■ Raw data:
::::::

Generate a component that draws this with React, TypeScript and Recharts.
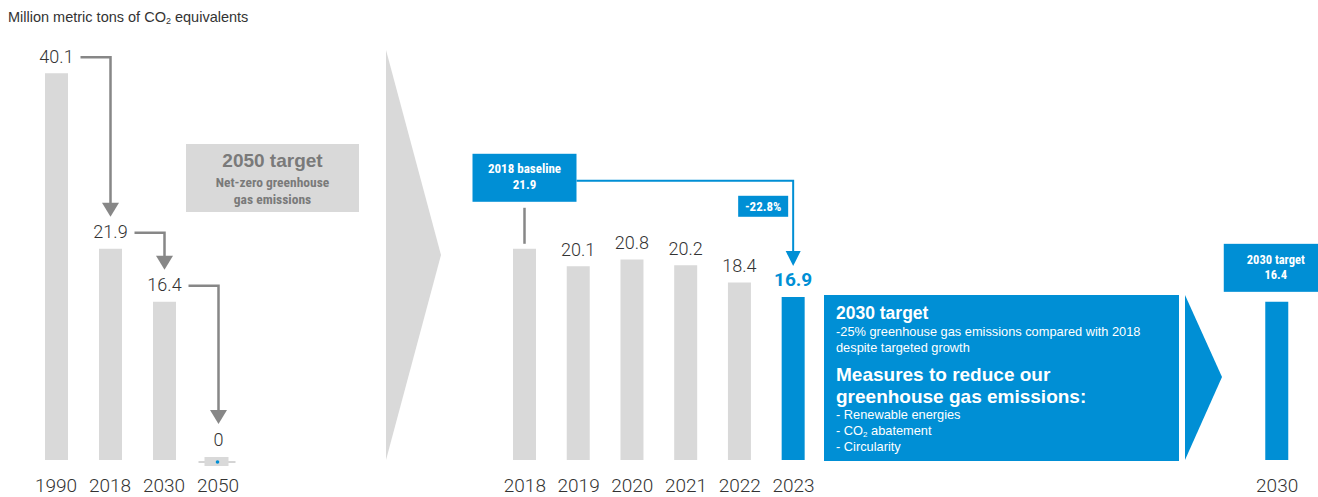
import React from 'react';
import { BarChart, Bar, XAxis, YAxis, Cell, LabelList } from 'recharts';

// left part: long-term path
const leftYears = ['1990', '2018', '2030', '2050'];
const leftValues = [40.1, 21.9, 16.4, 0];

// right part: yearly progress (blank slots keep the gap before 2030)
const rightYears = ['2018', '2019', '2020', '2021', '2022', '2023', '', '', '', '', '', '', '', '', '2030'];
const rightValues: (number | null)[] = [21.9, 20.1, 20.8, 20.2, 18.4, 16.9, null, null, null, null, null, null, null, null, 16.4];
const highlightYears = ['2023', '2030'];

const baselineText = ['2018 baseline', '21.9'];
const reductionText = '-22.8%';
const targetText = ['2030 target', '16.4'];

const GREY = '#d9d9d9';
const BLUE = '#008fd5';
const ARROW = '#878787';
const TEXT = '#333';
const FONT = "Roboto, 'Liberation Sans', sans-serif";
const SANS = "'Liberation Sans', Arial, sans-serif";
const NARROW = "'Liberation Sans Narrow', 'Roboto Condensed', 'Liberation Sans', sans-serif";

const W = 1318;
const H = 497;
const TOP = 26;
const BOTTOM = 460;
const Y_MAX = 45;
const UNIT = (BOTTOM - TOP) / Y_MAX;

const LEFT_W = 260;
const LEFT_M = { top: TOP, right: 15, left: 29, bottom: 0 };
const LEFT_STEP = (LEFT_W - LEFT_M.left - LEFT_M.right) / leftYears.length;

const RIGHT_M = { top: TOP, right: 14, left: 498, bottom: 0 };
const RIGHT_STEP = (W - RIGHT_M.left - RIGHT_M.right) / rightYears.length;

const leftData = leftYears.map((year, i) => ({ year, value: leftValues[i] }));
const rightData = rightYears.map((year, i) => ({ year, value: rightValues[i] }));

const box = (props: any) => {
  const vb = props.viewBox ?? props;
  return { x: vb.x as number, y: vb.y as number, width: vb.width as number, height: vb.height as number };
};

// band index from the bar's own position
const bandIndex = (cx: number, left: number, step: number) => Math.round((cx - left) / step - 0.5);

const labelOffset = (v: number) => (v === 0 ? 21 : 17);

const ValueText = ({ x, y, value }: any) => (
  <text x={x} y={y} textAnchor="middle" dominantBaseline="central" fontSize={18} fontWeight={300} fill={TEXT} fontFamily={FONT}>
    {value}
  </text>
);

const ZeroMark = ({ cx, bottom }: any) => (
  <g>
    <line x1={cx - 20} x2={cx + 17} y1={bottom + 2} y2={bottom + 2} stroke="#aaa" strokeWidth={1} />
    <rect x={cx - 14} y={bottom - 3} width={24} height={9} fill={GREY} />
    <circle cx={cx - 1} cy={bottom + 2} r={1.8} fill={BLUE} />
  </g>
);

const LeftLabel = (props: any) => {
  const { x, y, width, height } = box(props);
  const cx = x + width / 2;
  const index = bandIndex(cx, LEFT_M.left, LEFT_STEP);
  const value = leftValues[index];
  if (value == null || value === 0) return null;
  const bottom = y + height;
  const top = bottom - value * UNIT;
  const ly = top - labelOffset(value);
  const next = leftValues[index + 1];
  let connector = null;
  if (next != null) {
    const nx = cx + LEFT_STEP;
    const nTop = bottom - next * UNIT;
    const nly = nTop - labelOffset(next);
    const tip = nly - 15;
    connector = (
      <g>
        <path d={`M${cx + 24},${ly + 1}H${nx}V${tip - 13}`} fill="none" stroke={ARROW} strokeWidth={2.5} />
        <polygon points={`${nx - 8.5},${tip - 14} ${nx + 8.5},${tip - 14} ${nx},${tip}`} fill={ARROW} />
        {next === 0 && (
          <g>
            <ZeroMark cx={nx} bottom={bottom} />
            <ValueText x={nx} y={nly} value={next} />
          </g>
        )}
      </g>
    );
  }
  return (
    <g>
      <ValueText x={cx} y={ly} value={value} />
      {connector}
    </g>
  );
};

const whiteText = (x: number, y: number, s: string, size = 13) => (
  <text x={x} y={y} textAnchor="middle" dominantBaseline="central" fontSize={size} fontWeight={700} fill="#fff" fontFamily={NARROW}>
    {s}
  </text>
);

const RightLabel = (props: any) => {
  const { x, y, width, height } = box(props);
  const cx = x + width / 2;
  const index = bandIndex(cx, RIGHT_M.left, RIGHT_STEP);
  const value = rightValues[index];
  if (value == null) return null;
  const year = rightYears[index];
  const bottom = y + height;
  const top = bottom - value * UNIT;

  if (index === 0) {
    const target = rightYears.indexOf('2023');
    const tx = cx + target * RIGHT_STEP;
    const tTop = bottom - (rightValues[target] as number) * UNIT;
    const tip = tTop - 18 - 13;
    const lineY = top - 68;
    return (
      <g>
        <line x1={cx} x2={cx} y1={top - 41} y2={top - 5} stroke={ARROW} strokeWidth={2.5} />
        <rect x={cx - 52} y={top - 95} width={104} height={48} fill={BLUE} />
        {whiteText(cx, top - 80, baselineText[0])}
        {whiteText(cx, top - 64, baselineText[1])}
        <path d={`M${cx + 52},${lineY}H${tx}V${tip - 14}`} fill="none" stroke={BLUE} strokeWidth={2} />
        <polygon points={`${tx - 7.5},${tip - 15} ${tx + 7.5},${tip - 15} ${tx},${tip}`} fill={BLUE} />
        <rect x={tx - 55} y={lineY + 15} width={50} height={21} fill={BLUE} />
        {whiteText(tx - 30, lineY + 25.5, reductionText)}
      </g>
    );
  }
  if (year === '2030') {
    return (
      <g>
        <rect x={cx - 53} y={top - 58} width={106} height={48} fill={BLUE} />
        {whiteText(cx - 1, top - 42, targetText[0], 12.5)}
        {whiteText(cx - 1, top - 27, targetText[1], 12.5)}
      </g>
    );
  }
  const hl = highlightYears.includes(year);
  if (hl) {
    return (
      <text x={cx} y={top - 18} textAnchor="middle" dominantBaseline="central" fontSize={19} fontWeight={700} fill={BLUE} fontFamily={FONT}>
        {value}
      </text>
    );
  }
  return <ValueText x={cx} y={top - 17} value={value} />;
};

const tickStyle = { fill: TEXT, fontSize: 19, fontFamily: FONT, fontWeight: 300 };

const Line = ({ top, size, bold, children, left }: any) => (
  <div
    style={{
      position: 'absolute',
      left,
      top: top - size * 0.6,
      fontSize: size,
      lineHeight: `${size * 1.2}px`,
      fontWeight: bold ? 700 : 400,
      whiteSpace: 'nowrap',
    }}
  >
    {children}
  </div>
);

export default function App() {
  return (
    <div style={{ position: 'absolute', left: 0, top: 0, width: W, height: H, background: '#fff', fontFamily: FONT, overflow: 'hidden' }}>
      <div style={{ position: 'absolute', left: 8, top: 8, fontSize: 14.5, color: TEXT, lineHeight: '18px', fontFamily: SANS }}>
        Million metric tons of CO<sub style={{ fontSize: 9, verticalAlign: '-2px' }}>2</sub> equivalents
      </div>

      <div style={{ position: 'absolute', left: 0, top: 0 }}>
        <BarChart width={LEFT_W} height={H} data={leftData} margin={LEFT_M}>
          <XAxis dataKey="year" axisLine={false} tickLine={false} height={37} tick={tickStyle} tickMargin={13} interval={0} />
          <YAxis hide domain={[0, Y_MAX]} />
          <Bar dataKey="value" fill={GREY} barSize={23} isAnimationActive={false}>
            <LabelList dataKey="value" content={LeftLabel} />
          </Bar>
        </BarChart>
      </div>

      <div style={{ position: 'absolute', left: 0, top: 0 }}>
        <BarChart width={W} height={H} data={rightData} margin={RIGHT_M}>
          <XAxis dataKey="year" axisLine={false} tickLine={false} height={37} tick={tickStyle} tickMargin={13} interval={0} />
          <YAxis hide domain={[0, Y_MAX]} />
          <Bar dataKey="value" fill={GREY} barSize={23} isAnimationActive={false}>
            {rightData.map((d, i) => (
              <Cell key={i} fill={highlightYears.includes(d.year) ? BLUE : GREY} />
            ))}
            <LabelList dataKey="value" content={RightLabel} />
          </Bar>
        </BarChart>
      </div>

      {/* 2050 target box */}
      <div style={{ position: 'absolute', left: 186, top: 144, width: 173, height: 68, background: GREY, color: '#7a7a7a', textAlign: 'center' }}>
        <div style={{ position: 'absolute', left: 0, right: 0, top: 6, fontSize: 19, fontWeight: 700, lineHeight: '22px', fontFamily: SANS }}>2050 target</div>
        <div style={{ position: 'absolute', left: 0, right: 0, top: 30, fontSize: 13.5, fontWeight: 700, lineHeight: '17px', fontFamily: NARROW }}>
          Net-zero greenhouse
          <br />
          gas emissions
        </div>
      </div>

      {/* chevrons */}
      <svg width={W} height={H} style={{ position: 'absolute', left: 0, top: 0, pointerEvents: 'none' }}>
        <polygon points="386,50 441,255 386,460" fill={GREY} />
        <polygon points="1185,295 1222,377 1185,460" fill={BLUE} />
      </svg>

      {/* 2030 target text box */}
      <div style={{ position: 'absolute', left: 824, top: 295, width: 355, height: 166, background: BLUE, color: '#fff', fontFamily: SANS }}>
        <Line left={12} top={18} size={17.5} bold>2030 target</Line>
        <Line left={12} top={37} size={12.8}>-25% greenhouse gas emissions compared with 2018</Line>
        <Line left={12} top={53} size={12.8}>despite targeted growth</Line>
        <Line left={12} top={80} size={19} bold>Measures to reduce our</Line>
        <Line left={12} top={102} size={19} bold>greenhouse gas emissions:</Line>
        <Line left={12} top={120} size={12.8}>- Renewable energies</Line>
        <Line left={12} top={136} size={12.8}>
          - CO<sub style={{ fontSize: 8, verticalAlign: '-2px' }}>2</sub> abatement
        </Line>
        <Line left={12} top={152} size={12.8}>- Circularity</Line>
      </div>
    </div>
  );
}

::::::

■ Task brief: Only the lines from the top of the data through the line with "const rightData = rightYears.map((year, i)" should be quoted, exactly and with both ends kept; skip the pictures.

■ Full response:
Generate a component that draws this with React, TypeScript and Recharts.
import React from 'react';
import { BarChart, Bar, XAxis, YAxis, Cell, LabelList } from 'recharts';

// left part: long-term path
const leftYears = ['1990', '2018', '2030', '2050'];
const leftValues = [40.1, 21.9, 16.4, 0];

// right part: yearly progress (blank slots keep the gap before 2030)
const rightYears = ['2018', '2019', '2020', '2021', '2022', '2023', '', '', '', '', '', '', '', '', '2030'];
const rightValues: (number | null)[] = [21.9, 20.1, 20.8, 20.2, 18.4, 16.9, null, null, null, null, null, null, null, null, 16.4];
const highlightYears = ['2023', '2030'];

const baselineText = ['2018 baseline', '21.9'];
const reductionText = '-22.8%';
const targetText = ['2030 target', '16.4'];

const GREY = '#d9d9d9';
const BLUE = '#008fd5';
const ARROW = '#878787';
const TEXT = '#333';
const FONT = "Roboto, 'Liberation Sans', sans-serif";
const SANS = "'Liberation Sans', Arial, sans-serif";
const NARROW = "'Liberation Sans Narrow', 'Roboto Condensed', 'Liberation Sans', sans-serif";

const W = 1318;
const H = 497;
const TOP = 26;
const BOTTOM = 460;
const Y_MAX = 45;
const UNIT = (BOTTOM - TOP) / Y_MAX;

const LEFT_W = 260;
const LEFT_M = { top: TOP, right: 15, left: 29, bottom: 0 };
const LEFT_STEP = (LEFT_W - LEFT_M.left - LEFT_M.right) / leftYears.length;

const RIGHT_M = { top: TOP, right: 14, left: 498, bottom: 0 };
const RIGHT_STEP = (W - RIGHT_M.left - RIGHT_M.right) / rightYears.length;

const leftData = leftYears.map((year, i) => ({ year, value: leftValues[i] }));
const rightData = rightYears.map((year, i) => ({ year, value: rightValues[i] }));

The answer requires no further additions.